How Amazon Flex uses real-time analytics to deliver packages on time (ABD217)
Reducing the time to get actionable insights from data is important to all businesses and customers who employ batch data analytics tools are exploring the benefits of streaming analytics. Learn best practices to extend your architecture from data warehouses and databases to real-time solutions. Learn how to use Amazon Kinesis to get real-time data insights and integrate them with Amazon Aurora Amazon RDS Amazon Redshift and Amazon S3. The Amazon Flex team describes how they used streaming analytics in their Amazon Flex mobile app used by Amazon delivery drivers to deliver millions of packages each month on time. They discuss the architecture that enabled the move from a batch processing system to a real-time system overcoming the challenges of migrating existing batch data to streaming data and how to benefit from real-time analytics.
Real-time streaming applications on AWS: Use cases and patterns (ABD203)

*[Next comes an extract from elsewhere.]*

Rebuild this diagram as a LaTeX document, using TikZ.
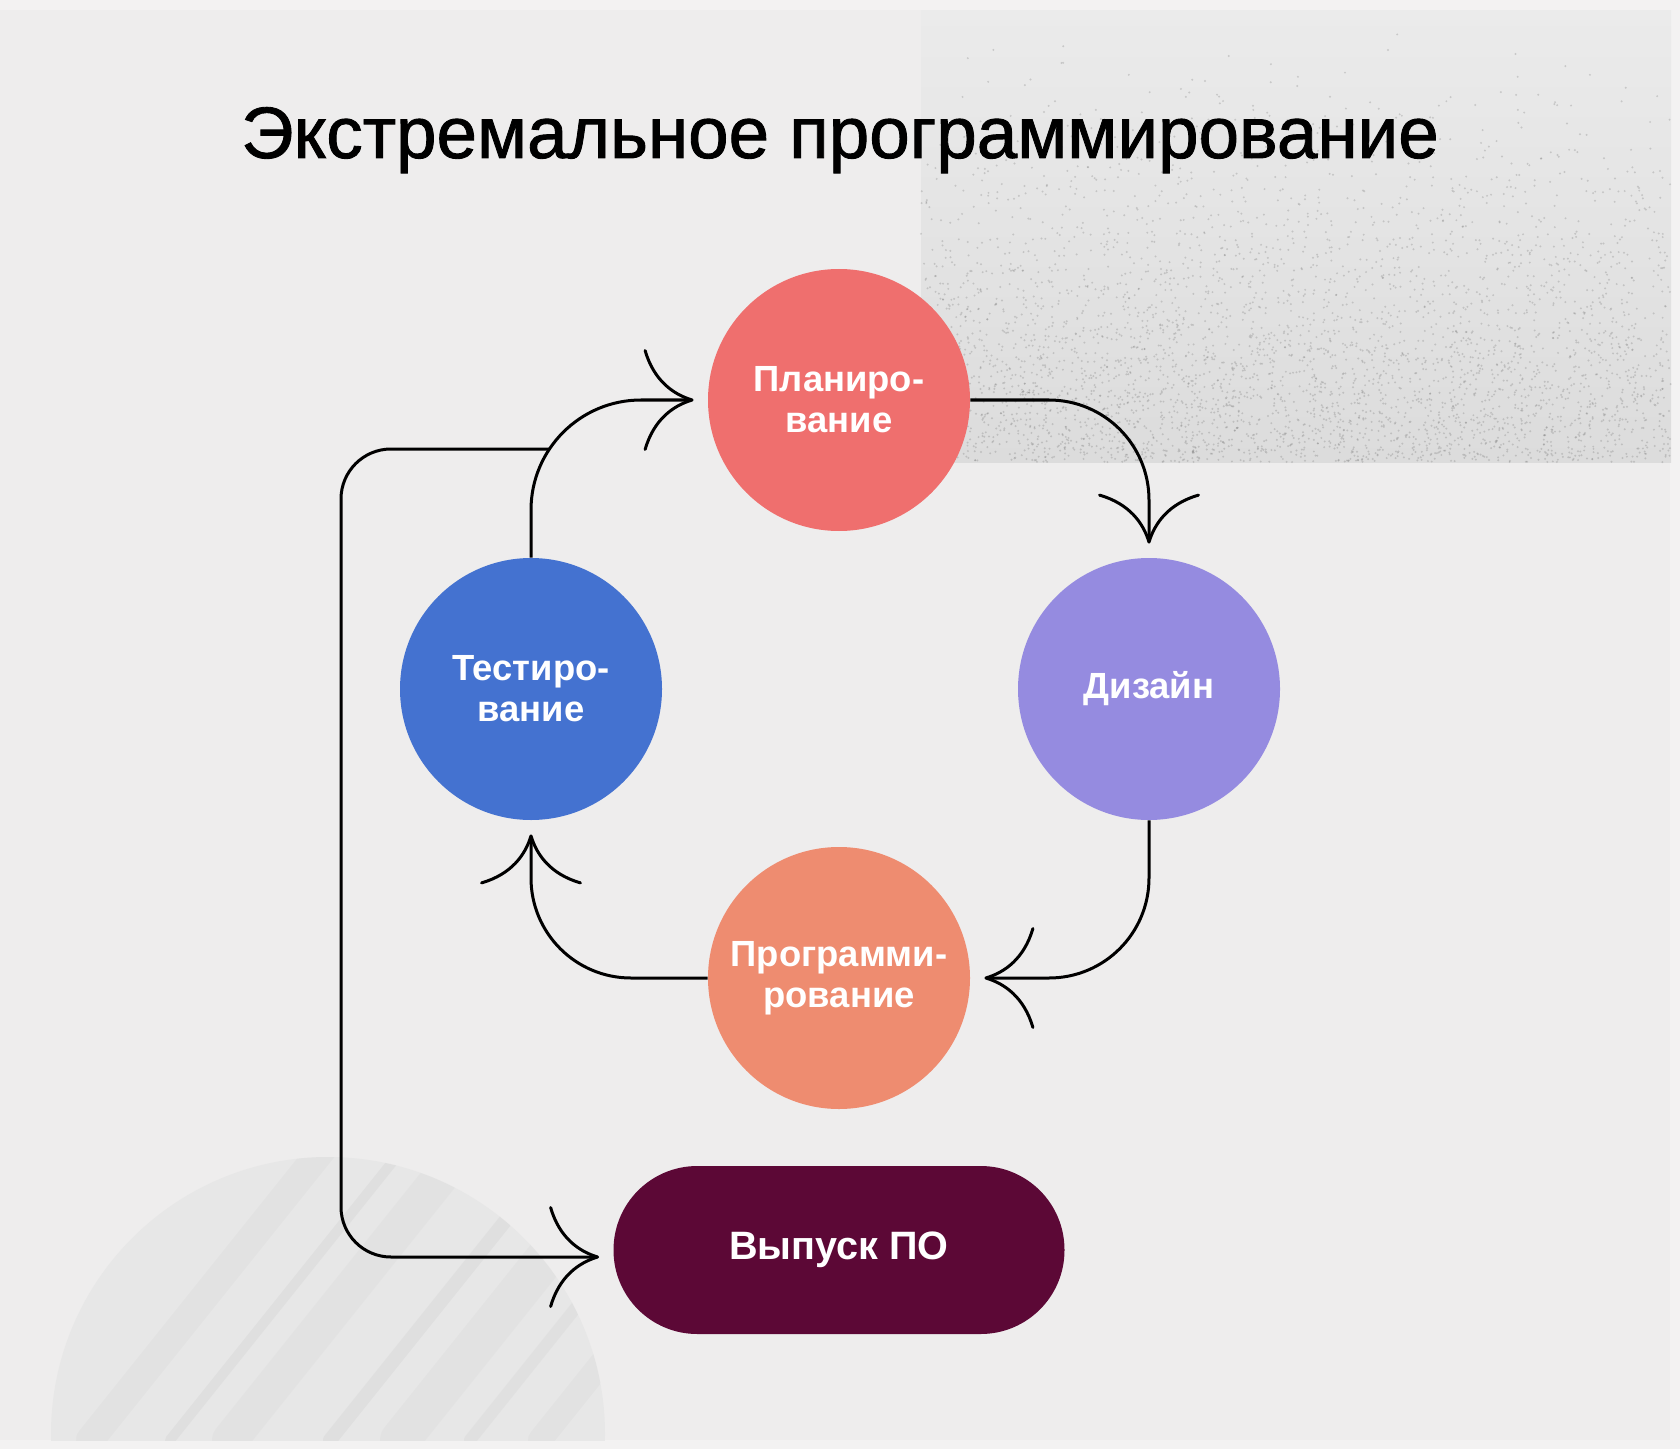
\documentclass[tikz,border=0pt]{standalone}
\usepackage{fontspec}
\setmainfont{Liberation Sans}
\newfontfamily\titlefont[FakeBold=1.2]{Liberation Sans}
\usetikzlibrary{arrows.meta}
\definecolor{bg}{HTML}{EEEDED}
\definecolor{frame}{HTML}{F3F2F2}
\definecolor{plan}{HTML}{EF6F6E}
\definecolor{design}{HTML}{958BE0}
\definecolor{test}{HTML}{4472D0}
\definecolor{prog}{HTML}{EE8C70}
\definecolor{rel}{HTML}{5C0836}
\definecolor{texdark}{HTML}{DCDCDC}
\definecolor{texlight}{HTML}{EBEBEB}
\tikzset{
  stage/.style={circle, minimum size=131pt, inner sep=0pt, align=center,
    text=white, font=\bfseries\fontsize{18.2pt}{20.5pt}\selectfont},
  relbox/.style={rectangle, rounded corners=41.9pt, minimum width=225.5pt,
    minimum height=84pt, fill=rel, text=white, font=\bfseries\fontsize{19.8pt}{22pt}\selectfont},
  conn/.style={line width=1.5pt, draw=black,
    -{Computer Modern Rightarrow[length=25pt, width=51pt, line width=1.5pt]},
    shorten >=7pt},
  speck/.style={fill=black!60, opacity=0.25}
}
\begin{document}
\begin{tikzpicture}[x=0.5pt, y=-0.5pt]
\useasboundingbox (0,0) rectangle (1680,1449);
\fill[frame] (0,0) rectangle (1680,1449);
\fill[bg] (0,10) rectangle (1670,1440);
% textured panel top right
\shade[top color=texlight, bottom color=texdark] (921,11) rectangle (1671,462);
\pgfmathsetseed{7}
\foreach \i in {1,...,4000}{
  \pgfmathsetmacro{\px}{921+750*rnd}
  \pgfmathsetmacro{\py}{11+451*(rnd^0.35)}
  \fill[speck] (\px,\py) circle (0.55pt);
}
% faint moon bottom left
\begin{scope}
  \clip (0,10) rectangle (1670,1440);
  \fill[black!10, opacity=0.75] (328,1434) circle (138.5pt);
  \clip (328,1434) circle (138.5pt);
  \foreach \a/\w/\o in {90/14/0.12, 170/5/0.18, 230/18/0.1, 330/7/0.18, 400/20/0.1, 470/6/0.16, 540/12/0.12}{
    \draw[black!25, line width=\w pt, opacity=\o, line cap=round] (\a,1440) -- ++(240,-300);
  }
\end{scope}

\node[font=\titlefont\fontsize{36.4pt}{44pt}\selectfont, anchor=base] (title) at (840,158) {Экстремальное программирование};

\node[stage, fill=plan] (P) at (839,400) {Планиро-\\вание};
\node[stage, fill=design] (D) at (1149,689) {Дизайн};
\node[stage, fill=test] (T) at (531,689) {Тестиро-\\вание};
\node[stage, fill=prog] (G) at (839,978) {Программи-\\рование};
\node[relbox] (R) at (839,1250) {Выпуск ПО};

\draw[conn, rounded corners=50pt] (P.east) -| (D.north);
\draw[conn, rounded corners=50pt] (D.south) |- (G.east);
\draw[conn, rounded corners=50pt] (G.west) -| (T.south);
\draw[conn, rounded corners=55pt] (T.north) |- (P.west);

\coordinate (br) at (549.5,449);
\coordinate (lp) at (341,449);
\draw[conn, rounded corners=25pt] (br) -- (lp) |- ([yshift=-3.5pt]R.west);
\end{tikzpicture}
\end{document}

To win in the marketplace and provide differentiated customer experiences, businesses need to be able to use live data in real time to facilitate fast decision making. In this session, you learn common streaming data processing use cases and architectures. First, we give an overview of streaming data and AWS streaming data capabilities. Next, we look at a few customer examples and their real-time streaming applications. Finally, we walk through common architectures and design patterns of top streaming data use cases.
The AWS Streaming Data Solution for Amazon Kinesis provides AWS CloudFormation templates where data flows through producers, streaming storage, consumers, and destinations. To support multiple use cases and business needs, this solution offers four AWS CloudFormation templates. The templates are configured to apply best practices to monitor functionality using dashboards and alarms, and to secure data.